Besides a reflection on the art system in its many variants, it is a meditation on reproducibility and, in the final instance, on the aspect of the simulacra and the current status of the image. In this aspect Araújo is close to Marcel Duchamp in his concept of the ready-made, but, however, he goes beyond this with re-creation in painting.


Despite the external references, at first sight the (less than cautious) observer may find an almost personal register in Araújo’s images, in an attitude like a graphic journal of places visited that have a certain “literary” resonance. This mysterious quality places him close to an almost fantastic realism in the sense of leaving the possible interpretations open, setting up doubt about what one is seeing.


Juan Araujo’s paintings are also a homage to the way that globalization, as a universal movement, is being less of a uniforming factor than was ideally intended. His works are a song to Latin American architecture and to the way that it simply interprets that which was a truly international movement Laden with humanist Utopia: Modernism. The title of this exhibition clearly gives us some clues about this question. La Silla del Diablo [The Devil’s Seat] is a chair designed by Alexander Calder that pays homage to Carlos Villanueva, a Venezuelan architect who planned the Caracas University City in 1954, then proposing a synthesis of the arts, a Gesamtkunstwerk, convoking for this purpose artists ranging from Calder, Arp and Vasarely, among other names from the modern international art scene. This reference is a metaphor for Araújo’s work, which is also an attempt through painting to construct a total work, and is simultaneously a reflection on the failed Utopia of a modernism that invaded rural Venezuela to be used by the dictatorship of the time. Finally, this work is also the introduction of a geometric shape within a bio-diverse and apparently antagonistic natural context, bringing to the surface the specificities of the art of the South-American continent: hot, exuberant, emotive, intuitive and thus going against the rationality of the discipline of modernist and above all Western design. Nevertheless, the functional aspect of this chair is doubtful in itself, given the feeling of some discomfort or even the danger of falling, diverting attention from its desirable ergonomics to its clearly aesthetic quality or, if we wish, to its failings as a functional object.
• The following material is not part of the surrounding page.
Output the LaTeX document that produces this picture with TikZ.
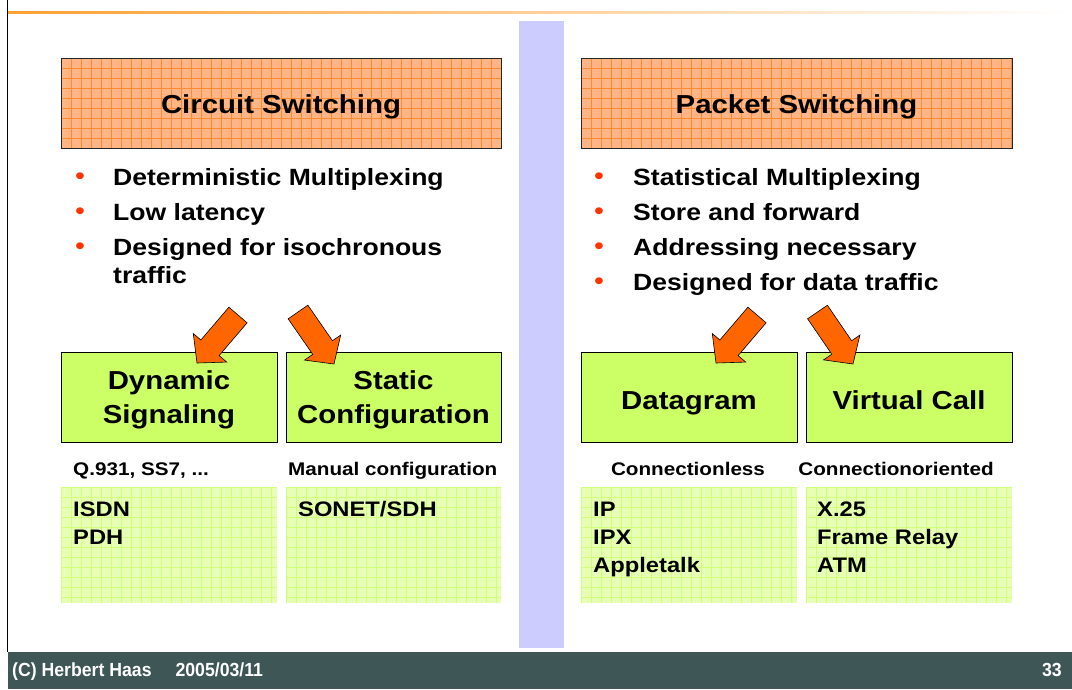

The concept of Tropicalism might be poorly applied in Araújo’s work, but it becomes fundamental for understanding the spirit of his images. As a cultural movement that developed in Brazil, Tropicalism was a cry of revolt against outside influence, although it appropriated it. This question was clearly expressed in what Oswald Andrade called the Anthropophagic Movement, which swallowed everything that came from the culture exported by powers such as Europe and the USA and regurgitated it after it had been mixed with Brazilian popular culture and identity, which helped to define the latter as heterogeneous, diverse, mestizo and hybrid. In this movement, in the small or alter modernisms (Borriaud), the forms divulged by the supposed United States and European universality are appropriated in a particular manner by the countries that receive them and conjugates them. It is perhaps due to this factor that Araujo brings works by Kandinsky into a dialogue with Marx’s gardens, among other examples in this exhibition. The tropical and exotic side of the world thus currently stops looking at the previously colonizing countries with a lack of trust, and it is the latter who instead lose their strength and long for a renewal that might bring them life, in the same way that Araújo brings new life to architecture (or its reproduction) through painting, humanizing it.



Carla de Utra Mendes




1 Andrade, Oswald de, “Piratininga Ano 374 da Deglutição do Bispo Sardinha”, Revista de Antropofagia, Ano 1, Nº. 1, May 1928.